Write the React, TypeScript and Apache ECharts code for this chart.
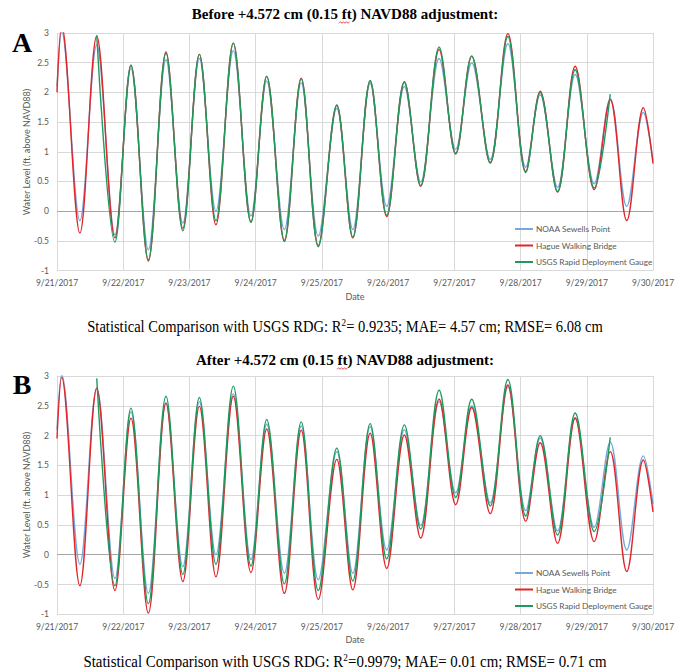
import React, { useEffect, useRef } from 'react';
import * as echarts from 'echarts';

// Tick labels of the date axis (one per day, hours 0..216)
const dateLabels = ['9/21/2017', '9/22/2017', '9/23/2017', '9/24/2017', '9/25/2017', '9/26/2017', '9/27/2017', '9/28/2017', '9/29/2017', '9/30/2017'];

// Hours after 9/21/2017 00:00 of the start, each high / low water, and the end
const extremaHours = [0, 1.7, 8.3, 14.4, 21.0, 26.8, 33.1, 39.5, 45.6, 51.6, 57.6, 63.9, 70.3, 76.0, 82.4, 88.5, 94.7, 101.4, 107.2, 113.5, 119.5, 125.9, 131.8, 138.5, 144.5, 150.3, 157.0, 163.4, 169.9, 175.1, 181.4, 187.8, 194.7, 200.5, 206.5, 212.5, 216];

// Water levels (ft above NAVD88) at those times
const noaaSewells = [2.1, 3.02, -0.16, 2.8, -0.4, 2.4, -0.65, 2.55, -0.2, 2.57, 0.0, 2.7, -0.08, 2.19, -0.31, 2.16, -0.42, 1.73, -0.31, 2.15, 0.08, 2.1, 0.49, 2.57, 1.04, 2.5, 0.87, 2.82, 0.74, 1.96, 0.4, 2.3, 0.46, 1.89, 0.08, 1.66, 0.85];
const hagueBefore = [2.0, 3.12, -0.37, 2.95, -0.45, 2.45, -0.84, 2.68, -0.29, 2.64, -0.23, 2.83, -0.18, 2.27, -0.51, 2.24, -0.58, 1.78, -0.45, 2.19, -0.09, 2.17, 0.42, 2.72, 0.97, 2.61, 0.81, 2.99, 0.67, 2.02, 0.32, 2.44, 0.36, 1.88, -0.16, 1.74, 0.8];
const hagueAfter = [1.95, 2.98, -0.52, 2.79, -0.6, 2.29, -0.98, 2.54, -0.45, 2.49, -0.37, 2.66, -0.3, 2.11, -0.65, 2.09, -0.75, 1.6, -0.59, 2.04, -0.23, 2.01, 0.28, 2.61, 0.84, 2.47, 0.69, 2.85, 0.56, 1.88, 0.19, 2.29, 0.22, 1.73, -0.28, 1.59, 0.72];
const usgsRdg = [null, null, null, 2.96, -0.52, 2.46, -0.82, 2.66, -0.33, 2.64, -0.16, 2.83, -0.19, 2.27, -0.49, 2.23, -0.6, 1.79, -0.44, 2.2, -0.07, 2.18, 0.43, 2.76, 0.96, 2.61, 0.82, 2.94, 0.65, 2.0, 0.33, 2.38, 0.39, 1.97, null, null, null];

const seriesNames = ['NOAA Sewells Point', 'Hague Walking Bridge', 'USGS Rapid Deployment Gauge'];
const colors = ['#74AADC', '#E0262B', '#1E9B5C'];
const yAxisTitle = 'Water Level (ft. above NAVD88)';

const axisFont = 'Lato, "Open Sans", sans-serif';
const serif = '"Liberation Serif", "Times New Roman", serif';

function pairs(values: (number | null)[]) {
  return extremaHours
    .map((h, i) => [h, values[i]])
    .filter((p) => p[1] !== null);
}

function makeSeries(values: (number | null)[], idx: number, axis: number, withZero: boolean) {
  const s: any = {
    name: seriesNames[idx],
    type: 'line',
    xAxisIndex: axis,
    yAxisIndex: axis,
    data: pairs(values),
    smooth: 0.36,
    symbol: 'none',
    lineStyle: { color: colors[idx], width: 1.4 },
    itemStyle: { color: colors[idx] },
    z: 2 + idx,
  };
  if (withZero) {
    s.markLine = {
      silent: true,
      symbol: 'none',
      label: { show: false },
      lineStyle: { color: '#A6A6A6', width: 1, type: 'solid' },
      data: [{ yAxis: 0 }],
      z: 1,
    };
  }
  return s;
}

function xAxis(gridIndex: number) {
  return {
    type: 'value',
    gridIndex,
    min: 0,
    max: 216,
    interval: 24,
    name: 'Date',
    nameLocation: 'middle',
    nameGap: 21,
    nameTextStyle: { fontFamily: axisFont, fontSize: 9, color: '#595959' },
    axisLine: { show: false },
    axisTick: { show: false },
    axisLabel: {
      margin: 8,
      fontFamily: axisFont,
      fontSize: 8.5,
      color: '#595959',
      formatter: (v: number) => dateLabels[Math.round(v / 24)] ?? '',
    },
    splitLine: { show: true, lineStyle: { color: '#D9D9D9', width: 1 } },
  };
}

function yAxis(gridIndex: number) {
  return {
    type: 'value',
    gridIndex,
    min: -1,
    max: 3,
    interval: 0.5,
    axisLine: { show: false },
    axisTick: { show: false },
    axisLabel: { margin: 8, fontFamily: axisFont, fontSize: 8.5, color: '#595959' },
    splitLine: { show: true, lineStyle: { color: '#D9D9D9', width: 1 } },
  };
}

function legend(top: number) {
  return {
    orient: 'vertical',
    left: 515,
    top,
    padding: 0,
    itemGap: 4.5,
    itemWidth: 18,
    itemHeight: 2,
    icon: 'rect',
    data: seriesNames,
    textStyle: { fontFamily: axisFont, fontSize: 8.3, color: '#595959', lineHeight: 12, padding: [0, 0, 0, -2] },
  };
}

function text(x: number, y: number, t: string, style: any, scaleX = 1, rotation = 0) {
  return {
    type: 'text',
    x,
    y,
    scaleX,
    rotation,
    silent: true,
    style: { text: t, fill: '#000', align: 'center', verticalAlign: 'middle', ...style },
  };
}

function squiggle(x0: number, y0: number, len: number) {
  const pts: number[][] = [];
  for (let i = 0; i * 1.5 <= len; i++) pts.push([x0 + i * 1.5, y0 + (i % 2 === 0 ? 0.8 : -0.8)]);
  return { type: 'polyline', silent: true, shape: { points: pts }, style: { stroke: '#E0262B', lineWidth: 0.8, fill: null } };
}

const statRich = {
  sup: { fontFamily: serif, fontSize: 10, verticalAlign: 'top', lineHeight: 18, fill: '#000' },
};

const yTitleStyle = { fontFamily: axisFont, fontSize: 9, fill: '#595959' };

export default function App() {
  const ref = useRef<HTMLDivElement>(null);

  useEffect(() => {
    document.body.style.margin = '0';
    if (!ref.current) return;
    const chart = echarts.init(ref.current, null, { renderer: 'svg' });
    chart.setOption({
      animation: false,
      backgroundColor: '#fff',
      grid: [
        { left: 57, top: 33, width: 596, height: 237.5 },
        { left: 57, top: 376, width: 596, height: 238.3 },
      ],
      xAxis: [xAxis(0), xAxis(1)],
      yAxis: [yAxis(0), yAxis(1)],
      legend: [legend(223), legend(567)],
      series: [
        makeSeries(noaaSewells, 0, 0, true),
        makeSeries(hagueBefore, 1, 0, false),
        makeSeries(usgsRdg, 2, 0, false),
        makeSeries(noaaSewells, 0, 1, true),
        makeSeries(hagueAfter, 1, 1, false),
        makeSeries(usgsRdg, 2, 1, false),
      ],
      graphic: [
        text(345, 14, 'Before +4.572 cm (0.15 ft) NAVD88 adjustment:', { fontFamily: serif, fontWeight: 'bold', fontSize: 15 }),
        squiggle(339, 22.5, 11),
        text(22, 42, 'A', { fontFamily: serif, fontWeight: 'bold', fontSize: 28 }),
        text(26, 152, yAxisTitle, yTitleStyle, 1, Math.PI / 2),
        text(345, 326, 'Statistical Comparison with USGS RDG: R{sup|2}= 0.9235; MAE= 4.57 cm; RMSE= 6.08 cm', { fontFamily: serif, fontSize: 16, rich: statRich }, 0.91),
        text(345, 360, 'After +4.572 cm (0.15 ft) NAVD88 adjustment:', { fontFamily: serif, fontWeight: 'bold', fontSize: 15 }),
        squiggle(337, 368.5, 11),
        text(22, 384, 'B', { fontFamily: serif, fontWeight: 'bold', fontSize: 28 }),
        text(26, 495, yAxisTitle, yTitleStyle, 1, Math.PI / 2),
        text(345, 661, 'Statistical Comparison with USGS RDG: R{sup|2}=0.9979; MAE= 0.01 cm; RMSE= 0.71 cm', { fontFamily: serif, fontSize: 16, rich: statRich }, 0.93),
      ],
    });
    return () => chart.dispose();
  }, []);

  return <div ref={ref} style={{ width: 682, height: 670 }} />;
}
————
**Task directions**.
Restate each line from the start of the listing through the line bearing "206.5, 212.5, 216];" word for word. Drop the pictures.

**Exercise result**.
Write the React, TypeScript and Apache ECharts code for this chart.
import React, { useEffect, useRef } from 'react';
import * as echarts from 'echarts';

// Tick labels of the date axis (one per day, hours 0..216)
const dateLabels = ['9/21/2017', '9/22/2017', '9/23/2017', '9/24/2017', '9/25/2017', '9/26/2017', '9/27/2017', '9/28/2017', '9/29/2017', '9/30/2017'];

// Hours after 9/21/2017 00:00 of the start, each high / low water, and the end
const extremaHours = [0, 1.7, 8.3, 14.4, 21.0, 26.8, 33.1, 39.5, 45.6, 51.6, 57.6, 63.9, 70.3, 76.0, 82.4, 88.5, 94.7, 101.4, 107.2, 113.5, 119.5, 125.9, 131.8, 138.5, 144.5, 150.3, 157.0, 163.4, 169.9, 175.1, 181.4, 187.8, 194.7, 200.5, 206.5, 212.5, 216];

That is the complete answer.